STATED EXERCISE: Without the pictures, return all of the material exactly as written.

DATA PROVIDED:
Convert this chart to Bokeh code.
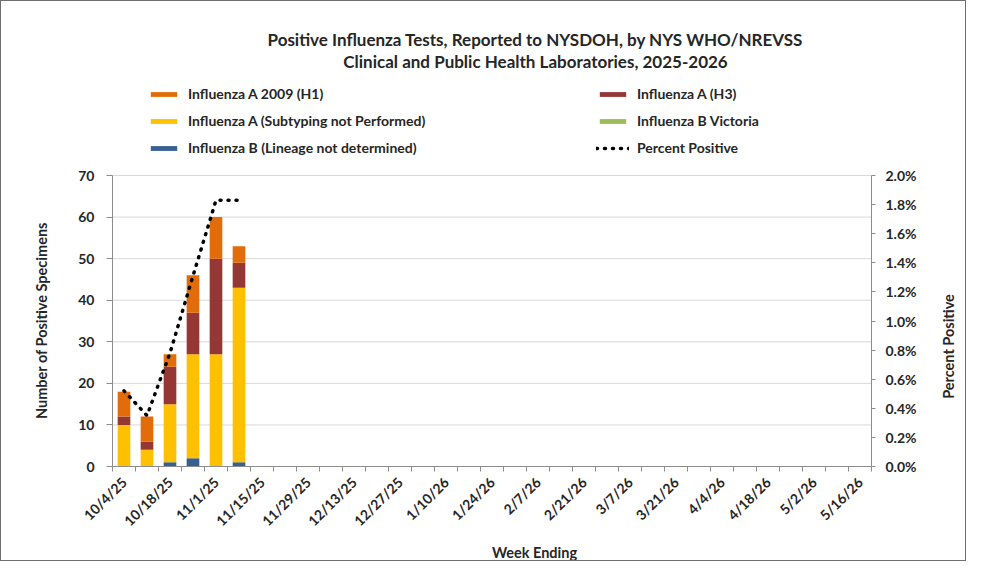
import numpy as np
from bokeh.plotting import figure
from bokeh.models import (Range1d, LinearAxis, FixedTicker, Legend, LegendItem,
                          Label, PrintfTickFormatter, ColumnDataSource)
from bokeh.embed import file_html
from bokeh.resources import INLINE

# ---- data ----
weeks = ["10/4/25", "10/11/25", "10/18/25", "10/25/25", "11/1/25", "11/8/25",
         "11/15/25", "11/22/25", "11/29/25", "12/6/25", "12/13/25", "12/20/25",
         "12/27/25", "1/3/26", "1/10/26", "1/17/26", "1/24/26", "1/31/26",
         "2/7/26", "2/14/26", "2/21/26", "2/28/26", "3/7/26", "3/14/26",
         "3/21/26", "3/28/26", "4/4/26", "4/11/26", "4/18/26", "4/25/26",
         "5/2/26", "5/9/26", "5/16/26"]
reported_weeks = ["10/4/25", "10/11/25", "10/18/25", "10/25/25", "11/1/25", "11/8/25"]
flu_b_lineage = [0, 0, 1, 2, 0, 1]
flu_a_unsub = [10, 4, 14, 25, 27, 42]
flu_b_victoria = [0, 0, 0, 0, 0, 0]
flu_a_h3 = [2, 2, 9, 10, 23, 6]
flu_a_h1 = [6, 6, 3, 9, 10, 4]
pct_positive = [0.52, 0.35, 0.78, 1.31, 1.83, 1.83]

left_ticks = [0, 10, 20, 30, 40, 50, 60, 70]
right_ticks = [0.0, 0.2, 0.4, 0.6, 0.8, 1.0, 1.2, 1.4, 1.6, 1.8, 2.0]
left_max = 70
right_max = 2.0

FONT = "Lato"
TXT = "#262626"
AX = "#8c8c8c"

c_h1 = "#E36C0A"
c_h3 = "#953735"
c_unsub = "#FFC000"
c_vic = "#9BBB59"
c_blin = "#376092"

# ---- layout (pixels) ----
W, H = 966, 561
PL, PR, PT, PB = 111, 870, 174, 465   # plot area edges

n = len(weeks)
xs = (PR - PL) / n
ys = (PB - PT) / left_max
x_start, x_end = -PL / xs, (W - PL) / xs
y_start, y_end = -(H - PB) / ys, PB / ys
k = right_max / left_max

xpos = [weeks.index(w) + 0.5 for w in reported_weeks]

source = ColumnDataSource(dict(x=xpos, blin=flu_b_lineage, unsub=flu_a_unsub,
                               vic=flu_b_victoria, h3=flu_a_h3, h1=flu_a_h1,
                               pct=pct_positive))

p = figure(width=W, height=H, output_backend="svg", toolbar_location=None,
           x_range=Range1d(x_start, x_end), y_range=Range1d(y_start, y_end),
           min_border=0)
p.outline_line_color = None
p.background_fill_color = "white"
p.border_fill_color = "white"
p.styles = {"border": "1px solid #6f6f6f"}
p.extra_y_ranges = {"pct": Range1d(y_start * k, y_end * k)}
p.xgrid.visible = False
p.ygrid.visible = False

# horizontal grid lines at the left-axis ticks
grid_y = left_ticks[1:]
p.segment(x0=[0] * len(grid_y), x1=[n] * len(grid_y), y0=grid_y, y1=grid_y,
          line_color="#d9d9d9", line_width=1)

stack_r = p.vbar_stack(["blin", "unsub", "vic", "h3", "h1"], x="x", width=0.55,
                       color=[c_blin, c_unsub, c_vic, c_h3, c_h1], line_color=None,
                       source=source)
r_blin, r_unsub, r_vic, r_h3, r_h1 = stack_r

r_pct = p.line("x", "pct", source=source, y_range_name="pct", line_color="black",
               line_width=3.5, line_dash="1 7", line_cap="round")

# x axis
xax = p.xaxis[0]
xax.fixed_location = 0
xax.bounds = (0, n)
xax.ticker = FixedTicker(ticks=[i + 0.5 for i in range(0, n, 2)],
                         minor_ticks=list(range(n + 1)))
xax.major_label_overrides = {i + 0.5: weeks[i] for i in range(0, n, 2)}
xax.major_label_orientation = np.pi / 4
xax.major_tick_out = 0
xax.major_tick_in = 0
xax.minor_tick_out = 5
xax.minor_tick_in = 0
xax.minor_tick_line_color = AX
xax.axis_line_color = AX
xax.major_label_text_font = FONT
xax.major_label_text_font_style = "bold"
xax.major_label_text_font_size = "14px"
xax.major_label_text_color = TXT
xax.major_label_standoff = 8

# left axis
yax = p.yaxis[0]
yax.fixed_location = 0
yax.bounds = (0, left_max)
yax.ticker = FixedTicker(ticks=left_ticks)
yax.minor_tick_line_color = None
yax.major_tick_out = 6
yax.major_tick_in = 0
yax.major_tick_line_color = AX
yax.axis_line_color = AX
yax.major_label_text_font = FONT
yax.major_label_text_font_style = "bold"
yax.major_label_text_font_size = "14px"
yax.major_label_text_color = TXT
yax.major_label_standoff = 12

# right axis
rax = LinearAxis(y_range_name="pct", ticker=FixedTicker(ticks=right_ticks),
                 formatter=PrintfTickFormatter(format="%.1f%%"),
                 fixed_location=n, bounds=(0, right_max))
rax.minor_tick_line_color = None
rax.major_tick_out = 4
rax.major_tick_in = 0
rax.major_tick_line_color = AX
rax.axis_line_color = AX
rax.major_label_text_font = FONT
rax.major_label_text_font_style = "bold"
rax.major_label_text_font_size = "14px"
rax.major_label_text_color = TXT
rax.major_label_standoff = 10
p.add_layout(rax, "right")

# legends (positions in pixels from the bottom-left corner)
def mk_legend(items, x):
    return Legend(items=items, location=(x, H - 155), orientation="vertical",
                  padding=0, margin=0, spacing=10, label_height=17,
                  glyph_width=33, glyph_height=6, label_standoff=8,
                  border_line_color=None, background_fill_alpha=0,
                  label_text_font=FONT, label_text_font_style="bold",
                  label_text_font_size="14px", label_text_color=TXT)

p.add_layout(mk_legend([LegendItem(label="Influenza A 2009 (H1)", renderers=[r_h1]),
                        LegendItem(label="Influenza A (Subtyping not Performed)", renderers=[r_unsub]),
                        LegendItem(label="Influenza B (Lineage not determined)", renderers=[r_blin])],
                       146))
p.add_layout(mk_legend([LegendItem(label="Influenza A (H3)", renderers=[r_h3]),
                        LegendItem(label="Influenza B Victoria", renderers=[r_vic]),
                        LegendItem(label="Percent Positive", renderers=[r_pct])],
                       595))

def lab(text, x, y, size, angle=0.0):
    return Label(text=text, x=x, y=H - y, x_units="screen", y_units="screen",
                 text_align="center", text_baseline="middle", angle=angle,
                 text_font=FONT, text_font_style="bold", text_font_size=size,
                 text_color=TXT)

p.add_layout(lab("Positive Influenza Tests, Reported to NYSDOH, by NYS WHO/NREVSS",
                 534, 38, "17px"))
p.add_layout(lab("Clinical and Public Health Laboratories, 2025-2026", 534, 60, "17px"))
p.add_layout(lab("Number of Positive Specimens", 40, 319, "14.5px", angle=np.pi / 2))
p.add_layout(lab("Percent Positive", 947, 345, "14.5px", angle=np.pi / 2))
p.add_layout(lab("Week Ending", 533, 551, "14.5px"))

open("out.html", "w").write(file_html(p, INLINE))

OUTPUT:
Convert this chart to Bokeh code.
import numpy as np
from bokeh.plotting import figure
from bokeh.models import (Range1d, LinearAxis, FixedTicker, Legend, LegendItem,
                          Label, PrintfTickFormatter, ColumnDataSource)
from bokeh.embed import file_html
from bokeh.resources import INLINE

# ---- data ----
weeks = ["10/4/25", "10/11/25", "10/18/25", "10/25/25", "11/1/25", "11/8/25",
         "11/15/25", "11/22/25", "11/29/25", "12/6/25", "12/13/25", "12/20/25",
         "12/27/25", "1/3/26", "1/10/26", "1/17/26", "1/24/26", "1/31/26",
         "2/7/26", "2/14/26", "2/21/26", "2/28/26", "3/7/26", "3/14/26",
         "3/21/26", "3/28/26", "4/4/26", "4/11/26", "4/18/26", "4/25/26",
         "5/2/26", "5/9/26", "5/16/26"]
reported_weeks = ["10/4/25", "10/11/25", "10/18/25", "10/25/25", "11/1/25", "11/8/25"]
flu_b_lineage = [0, 0, 1, 2, 0, 1]
flu_a_unsub = [10, 4, 14, 25, 27, 42]
flu_b_victoria = [0, 0, 0, 0, 0, 0]
flu_a_h3 = [2, 2, 9, 10, 23, 6]
flu_a_h1 = [6, 6, 3, 9, 10, 4]
pct_positive = [0.52, 0.35, 0.78, 1.31, 1.83, 1.83]

left_ticks = [0, 10, 20, 30, 40, 50, 60, 70]
right_ticks = [0.0, 0.2, 0.4, 0.6, 0.8, 1.0, 1.2, 1.4, 1.6, 1.8, 2.0]
left_max = 70
right_max = 2.0

FONT = "Lato"
TXT = "#262626"
AX = "#8c8c8c"

c_h1 = "#E36C0A"
c_h3 = "#953735"
c_unsub = "#FFC000"
c_vic = "#9BBB59"
c_blin = "#376092"

# ---- layout (pixels) ----
W, H = 966, 561
PL, PR, PT, PB = 111, 870, 174, 465   # plot area edges

n = len(weeks)
xs = (PR - PL) / n
ys = (PB - PT) / left_max
x_start, x_end = -PL / xs, (W - PL) / xs
y_start, y_end = -(H - PB) / ys, PB / ys
k = right_max / left_max

xpos = [weeks.index(w) + 0.5 for w in reported_weeks]

source = ColumnDataSource(dict(x=xpos, blin=flu_b_lineage, unsub=flu_a_unsub,
                               vic=flu_b_victoria, h3=flu_a_h3, h1=flu_a_h1,
                               pct=pct_positive))

p = figure(width=W, height=H, output_backend="svg", toolbar_location=None,
           x_range=Range1d(x_start, x_end), y_range=Range1d(y_start, y_end),
           min_border=0)
p.outline_line_color = None
p.background_fill_color = "white"
p.border_fill_color = "white"
p.styles = {"border": "1px solid #6f6f6f"}
p.extra_y_ranges = {"pct": Range1d(y_start * k, y_end * k)}
p.xgrid.visible = False
p.ygrid.visible = False

# horizontal grid lines at the left-axis ticks
grid_y = left_ticks[1:]
p.segment(x0=[0] * len(grid_y), x1=[n] * len(grid_y), y0=grid_y, y1=grid_y,
          line_color="#d9d9d9", line_width=1)

stack_r = p.vbar_stack(["blin", "unsub", "vic", "h3", "h1"], x="x", width=0.55,
                       color=[c_blin, c_unsub, c_vic, c_h3, c_h1], line_color=None,
                       source=source)
r_blin, r_unsub, r_vic, r_h3, r_h1 = stack_r

r_pct = p.line("x", "pct", source=source, y_range_name="pct", line_color="black",
               line_width=3.5, line_dash="1 7", line_cap="round")

# x axis
xax = p.xaxis[0]
xax.fixed_location = 0
xax.bounds = (0, n)
xax.ticker = FixedTicker(ticks=[i + 0.5 for i in range(0, n, 2)],
                         minor_ticks=list(range(n + 1)))
xax.major_label_overrides = {i + 0.5: weeks[i] for i in range(0, n, 2)}
xax.major_label_orientation = np.pi / 4
xax.major_tick_out = 0
xax.major_tick_in = 0
xax.minor_tick_out = 5
xax.minor_tick_in = 0
xax.minor_tick_line_color = AX
xax.axis_line_color = AX
xax.major_label_text_font = FONT
xax.major_label_text_font_style = "bold"
xax.major_label_text_font_size = "14px"
xax.major_label_text_color = TXT
xax.major_label_standoff = 8

# left axis
yax = p.yaxis[0]
yax.fixed_location = 0
yax.bounds = (0, left_max)
yax.ticker = FixedTicker(ticks=left_ticks)
yax.minor_tick_line_color = None
yax.major_tick_out = 6
yax.major_tick_in = 0
yax.major_tick_line_color = AX
yax.axis_line_color = AX
yax.major_label_text_font = FONT
yax.major_label_text_font_style = "bold"
yax.major_label_text_font_size = "14px"
yax.major_label_text_color = TXT
yax.major_label_standoff = 12

# right axis
rax = LinearAxis(y_range_name="pct", ticker=FixedTicker(ticks=right_ticks),
                 formatter=PrintfTickFormatter(format="%.1f%%"),
                 fixed_location=n, bounds=(0, right_max))
rax.minor_tick_line_color = None
rax.major_tick_out = 4
rax.major_tick_in = 0
rax.major_tick_line_color = AX
rax.axis_line_color = AX
rax.major_label_text_font = FONT
rax.major_label_text_font_style = "bold"
rax.major_label_text_font_size = "14px"
rax.major_label_text_color = TXT
rax.major_label_standoff = 10
p.add_layout(rax, "right")

# legends (positions in pixels from the bottom-left corner)
def mk_legend(items, x):
    return Legend(items=items, location=(x, H - 155), orientation="vertical",
                  padding=0, margin=0, spacing=10, label_height=17,
                  glyph_width=33, glyph_height=6, label_standoff=8,
                  border_line_color=None, background_fill_alpha=0,
                  label_text_font=FONT, label_text_font_style="bold",
                  label_text_font_size="14px", label_text_color=TXT)

p.add_layout(mk_legend([LegendItem(label="Influenza A 2009 (H1)", renderers=[r_h1]),
                        LegendItem(label="Influenza A (Subtyping not Performed)", renderers=[r_unsub]),
                        LegendItem(label="Influenza B (Lineage not determined)", renderers=[r_blin])],
                       146))
p.add_layout(mk_legend([LegendItem(label="Influenza A (H3)", renderers=[r_h3]),
                        LegendItem(label="Influenza B Victoria", renderers=[r_vic]),
                        LegendItem(label="Percent Positive", renderers=[r_pct])],
                       595))

def lab(text, x, y, size, angle=0.0):
    return Label(text=text, x=x, y=H - y, x_units="screen", y_units="screen",
                 text_align="center", text_baseline="middle", angle=angle,
                 text_font=FONT, text_font_style="bold", text_font_size=size,
                 text_color=TXT)

p.add_layout(lab("Positive Influenza Tests, Reported to NYSDOH, by NYS WHO/NREVSS",
                 534, 38, "17px"))
p.add_layout(lab("Clinical and Public Health Laboratories, 2025-2026", 534, 60, "17px"))
p.add_layout(lab("Number of Positive Specimens", 40, 319, "14.5px", angle=np.pi / 2))
p.add_layout(lab("Percent Positive", 947, 345, "14.5px", angle=np.pi / 2))
p.add_layout(lab("Week Ending", 533, 551, "14.5px"))

open("out.html", "w").write(file_html(p, INLINE))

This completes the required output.